- [OBJECTIVE] Leave out the pictures and repeat the data exactly.
::::::
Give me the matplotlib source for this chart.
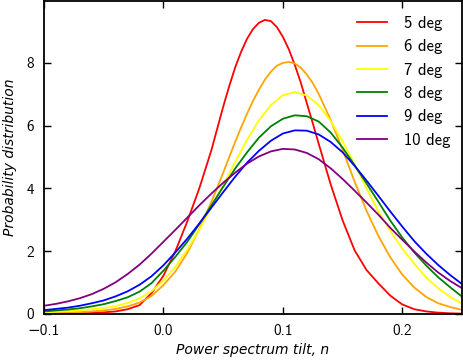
import matplotlib
matplotlib.use("Agg")
import matplotlib.pyplot as plt
import numpy as np

# tilt grid and curves
n_tilt = [-0.10, -0.09, -0.08, -0.07, -0.06, -0.05, -0.04, -0.03, -0.02, -0.01,
          0.00, 0.01, 0.02, 0.03, 0.04, 0.05, 0.06, 0.07, 0.08, 0.09,
          0.10, 0.11, 0.12, 0.13, 0.14, 0.15, 0.16, 0.17, 0.18, 0.19,
          0.20, 0.21, 0.22, 0.23, 0.24, 0.25]

# the two narrow curves are read more finely around their peaks
n_tilt_fine = [-0.10, -0.09, -0.08, -0.07, -0.06, -0.05, -0.04, -0.03, -0.02, -0.01,
               0.00, 0.01, 0.02, 0.03, 0.04, 0.045, 0.05, 0.055, 0.06, 0.065,
               0.07, 0.075, 0.08, 0.085, 0.09, 0.095, 0.10, 0.105, 0.11, 0.115,
               0.12, 0.125, 0.13, 0.14, 0.15, 0.16, 0.17, 0.18, 0.19,
               0.20, 0.21, 0.22, 0.23, 0.24, 0.25]

pdf_5deg = [0.00, 0.01, 0.01, 0.02, 0.03, 0.05, 0.08, 0.15, 0.28, 0.66,
            1.22, 2.00, 2.95, 4.00, 5.20, 5.90, 6.60, 7.25, 7.85, 8.35,
            8.77, 9.08, 9.28, 9.37, 9.33, 9.14, 8.83, 8.43, 7.93, 7.37,
            6.72, 6.08, 5.42, 4.13, 2.98, 2.03, 1.40, 0.97, 0.58,
            0.30, 0.15, 0.08, 0.04, 0.02, 0.01]
pdf_6deg = [0.03, 0.04, 0.05, 0.06, 0.08, 0.11, 0.16, 0.24, 0.36, 0.57,
            0.92, 1.35, 1.95, 2.70, 3.56, 4.02, 4.50, 4.99, 5.48, 5.94,
            6.38, 6.79, 7.15, 7.47, 7.72, 7.91, 8.00, 8.03, 7.98, 7.85,
            7.63, 7.36, 7.01, 6.18, 5.23, 4.22, 3.29, 2.48, 1.80,
            1.25, 0.84, 0.54, 0.34, 0.22, 0.13]
pdf_7deg = [0.05, 0.07, 0.09, 0.11, 0.15, 0.19, 0.25, 0.35, 0.49, 0.72,
            1.07, 1.50, 2.05, 2.68, 3.38, 4.10, 4.84, 5.55, 6.17, 6.66,
            6.97, 7.07, 6.96, 6.65, 6.15, 5.50, 4.77, 4.00, 3.26, 2.64,
            2.08, 1.60, 1.16, 0.82, 0.54, 0.33]
pdf_8deg = [0.08, 0.11, 0.14, 0.18, 0.24, 0.31, 0.41, 0.53, 0.71, 0.98,
            1.38, 1.82, 2.30, 2.86, 3.45, 4.05, 4.63, 5.15, 5.62, 5.98,
            6.22, 6.33, 6.30, 6.13, 5.78, 5.30, 4.74, 4.16, 3.57, 2.97,
            2.43, 1.96, 1.54, 1.17, 0.85, 0.55]
pdf_9deg = [0.12, 0.16, 0.20, 0.26, 0.34, 0.43, 0.56, 0.72, 0.93, 1.20,
            1.55, 1.96, 2.40, 2.88, 3.38, 3.88, 4.37, 4.82, 5.20, 5.52,
            5.75, 5.85, 5.84, 5.72, 5.48, 5.15, 4.72, 4.25, 3.76, 3.26,
            2.78, 2.32, 1.92, 1.56, 1.24, 0.95]
pdf_10deg = [0.26, 0.32, 0.40, 0.50, 0.63, 0.80, 1.01, 1.27, 1.57, 1.92,
             2.30, 2.68, 3.07, 3.46, 3.83, 4.18, 4.50, 4.79, 5.02, 5.18,
             5.26, 5.24, 5.13, 4.93, 4.64, 4.30, 3.93, 3.55, 3.16, 2.74,
             2.36, 1.99, 1.64, 1.32, 1.05, 0.82]

labels = ["5 deg", "6 deg", "7 deg", "8 deg", "9 deg", "10 deg"]
colors = ["red", "orange", "yellow", "green", "blue", "purple"]
curves = [(n_tilt_fine, pdf_5deg), (n_tilt_fine, pdf_6deg), (n_tilt, pdf_7deg),
          (n_tilt, pdf_8deg), (n_tilt, pdf_9deg), (n_tilt, pdf_10deg)]

plt.rcParams['font.family'] = ['cmss10', 'DejaVu Sans']
plt.rcParams['axes.unicode_minus'] = True
plt.rcParams['axes.formatter.use_mathtext'] = False

fig = plt.figure(figsize=(4.63, 3.6), dpi=100)
ax = fig.add_axes([0.095, 0.128, 0.903, 0.869])

for (x, y), c, lab in zip(curves, colors, labels):
    ax.plot(x, y, color=c, lw=1.3, label=lab)

ax.set_xlim(-0.1, 0.25)
ax.set_ylim(0, 9.97)
ax.set_xticks([-0.1, 0.0, 0.1, 0.2])
ax.set_xticklabels(["\u22120.1", "0.0", "0.1", "0.2"])
ax.set_yticks([0, 2, 4, 6, 8])
ax.tick_params(direction='in', top=True, right=True, length=5, width=1,
               labelsize=11, pad=7)
for sp in ax.spines.values():
    sp.set_linewidth(1.3)

ax.set_xlabel("Power spectrum tilt, n", fontsize=10, family='DejaVu Sans',
              style='italic', labelpad=4)
ax.set_ylabel("Probability distribution", fontsize=10, family='DejaVu Sans',
              style='italic', labelpad=7)

ax.legend(loc='upper right', frameon=False, fontsize=12, handlelength=1.8,
          handletextpad=1.0, labelspacing=0.5, bbox_to_anchor=(1.0075, 1.0))

fig.savefig("out.png", dpi=100)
::::::
- [OUTPUT]
Give me the matplotlib source for this chart.
import matplotlib
matplotlib.use("Agg")
import matplotlib.pyplot as plt
import numpy as np

# tilt grid and curves
n_tilt = [-0.10, -0.09, -0.08, -0.07, -0.06, -0.05, -0.04, -0.03, -0.02, -0.01,
          0.00, 0.01, 0.02, 0.03, 0.04, 0.05, 0.06, 0.07, 0.08, 0.09,
          0.10, 0.11, 0.12, 0.13, 0.14, 0.15, 0.16, 0.17, 0.18, 0.19,
          0.20, 0.21, 0.22, 0.23, 0.24, 0.25]

# the two narrow curves are read more finely around their peaks
n_tilt_fine = [-0.10, -0.09, -0.08, -0.07, -0.06, -0.05, -0.04, -0.03, -0.02, -0.01,
               0.00, 0.01, 0.02, 0.03, 0.04, 0.045, 0.05, 0.055, 0.06, 0.065,
               0.07, 0.075, 0.08, 0.085, 0.09, 0.095, 0.10, 0.105, 0.11, 0.115,
               0.12, 0.125, 0.13, 0.14, 0.15, 0.16, 0.17, 0.18, 0.19,
               0.20, 0.21, 0.22, 0.23, 0.24, 0.25]

pdf_5deg = [0.00, 0.01, 0.01, 0.02, 0.03, 0.05, 0.08, 0.15, 0.28, 0.66,
            1.22, 2.00, 2.95, 4.00, 5.20, 5.90, 6.60, 7.25, 7.85, 8.35,
            8.77, 9.08, 9.28, 9.37, 9.33, 9.14, 8.83, 8.43, 7.93, 7.37,
            6.72, 6.08, 5.42, 4.13, 2.98, 2.03, 1.40, 0.97, 0.58,
            0.30, 0.15, 0.08, 0.04, 0.02, 0.01]
pdf_6deg = [0.03, 0.04, 0.05, 0.06, 0.08, 0.11, 0.16, 0.24, 0.36, 0.57,
            0.92, 1.35, 1.95, 2.70, 3.56, 4.02, 4.50, 4.99, 5.48, 5.94,
            6.38, 6.79, 7.15, 7.47, 7.72, 7.91, 8.00, 8.03, 7.98, 7.85,
            7.63, 7.36, 7.01, 6.18, 5.23, 4.22, 3.29, 2.48, 1.80,
            1.25, 0.84, 0.54, 0.34, 0.22, 0.13]
pdf_7deg = [0.05, 0.07, 0.09, 0.11, 0.15, 0.19, 0.25, 0.35, 0.49, 0.72,
            1.07, 1.50, 2.05, 2.68, 3.38, 4.10, 4.84, 5.55, 6.17, 6.66,
            6.97, 7.07, 6.96, 6.65, 6.15, 5.50, 4.77, 4.00, 3.26, 2.64,
            2.08, 1.60, 1.16, 0.82, 0.54, 0.33]
pdf_8deg = [0.08, 0.11, 0.14, 0.18, 0.24, 0.31, 0.41, 0.53, 0.71, 0.98,
            1.38, 1.82, 2.30, 2.86, 3.45, 4.05, 4.63, 5.15, 5.62, 5.98,
            6.22, 6.33, 6.30, 6.13, 5.78, 5.30, 4.74, 4.16, 3.57, 2.97,
            2.43, 1.96, 1.54, 1.17, 0.85, 0.55]
pdf_9deg = [0.12, 0.16, 0.20, 0.26, 0.34, 0.43, 0.56, 0.72, 0.93, 1.20,
            1.55, 1.96, 2.40, 2.88, 3.38, 3.88, 4.37, 4.82, 5.20, 5.52,
            5.75, 5.85, 5.84, 5.72, 5.48, 5.15, 4.72, 4.25, 3.76, 3.26,
            2.78, 2.32, 1.92, 1.56, 1.24, 0.95]
pdf_10deg = [0.26, 0.32, 0.40, 0.50, 0.63, 0.80, 1.01, 1.27, 1.57, 1.92,
             2.30, 2.68, 3.07, 3.46, 3.83, 4.18, 4.50, 4.79, 5.02, 5.18,
             5.26, 5.24, 5.13, 4.93, 4.64, 4.30, 3.93, 3.55, 3.16, 2.74,
             2.36, 1.99, 1.64, 1.32, 1.05, 0.82]

labels = ["5 deg", "6 deg", "7 deg", "8 deg", "9 deg", "10 deg"]
colors = ["red", "orange", "yellow", "green", "blue", "purple"]
curves = [(n_tilt_fine, pdf_5deg), (n_tilt_fine, pdf_6deg), (n_tilt, pdf_7deg),
          (n_tilt, pdf_8deg), (n_tilt, pdf_9deg), (n_tilt, pdf_10deg)]

plt.rcParams['font.family'] = ['cmss10', 'DejaVu Sans']
plt.rcParams['axes.unicode_minus'] = True
plt.rcParams['axes.formatter.use_mathtext'] = False

fig = plt.figure(figsize=(4.63, 3.6), dpi=100)
ax = fig.add_axes([0.095, 0.128, 0.903, 0.869])

for (x, y), c, lab in zip(curves, colors, labels):
    ax.plot(x, y, color=c, lw=1.3, label=lab)

ax.set_xlim(-0.1, 0.25)
ax.set_ylim(0, 9.97)
ax.set_xticks([-0.1, 0.0, 0.1, 0.2])
ax.set_xticklabels(["\u22120.1", "0.0", "0.1", "0.2"])
ax.set_yticks([0, 2, 4, 6, 8])
ax.tick_params(direction='in', top=True, right=True, length=5, width=1,
               labelsize=11, pad=7)
for sp in ax.spines.values():
    sp.set_linewidth(1.3)

ax.set_xlabel("Power spectrum tilt, n", fontsize=10, family='DejaVu Sans',
              style='italic', labelpad=4)
ax.set_ylabel("Probability distribution", fontsize=10, family='DejaVu Sans',
              style='italic', labelpad=7)

ax.legend(loc='upper right', frameon=False, fontsize=12, handlelength=1.8,
          handletextpad=1.0, labelspacing=0.5, bbox_to_anchor=(1.0075, 1.0))

fig.savefig("out.png", dpi=100)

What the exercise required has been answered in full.